Existence of vector space complement and axiom of choice

Question

Let say we live in the category of vector spaces over $\mathbb{R}$ or $\mathbb{C}.$ Here are three sentences:

1. Axiom of choice
2. Every vector space has a base.
3. For every vector space $V$ and its subspace $E\subset V$ there is a subspace $F\subset V$ such that $V=E\oplus F.$

I know how to prove that (1)->(2)->(3). How about the inverese? Do (2)->(1) and (3)->(2) hold?

If this is not the case, then is there some weaker version of AC which imply (3)?

Answer 1

No, there is no weaker choice principle implying (3). It was shown that (3) implies the axiom of choice in $\sf ZF$.
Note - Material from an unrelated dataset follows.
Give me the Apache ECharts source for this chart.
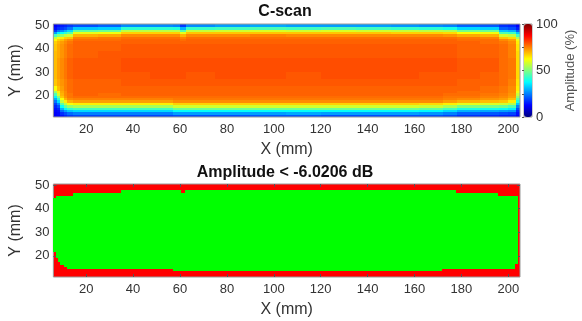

The proof is via an equivalent of the axiom of choice called "The Axiom of Multiple Choice". You can find the details in Rubin & Rubin's "Equivalents of the Axiom of Choice II" as Theorem 6.35 (pp. 119-120 and 122).

The proof is due to Bleicher from 1964

M. N. Bleicher, Some theorems on vector spaces and the axiom of choice, Fund. Math. 54 (1964), 95--107.

It is interesting to note that in a more relaxed setting where there might be atoms (non-set objects) or that the axiom of regularity fails, it is not known whether or not (3) implies the axiom of choice.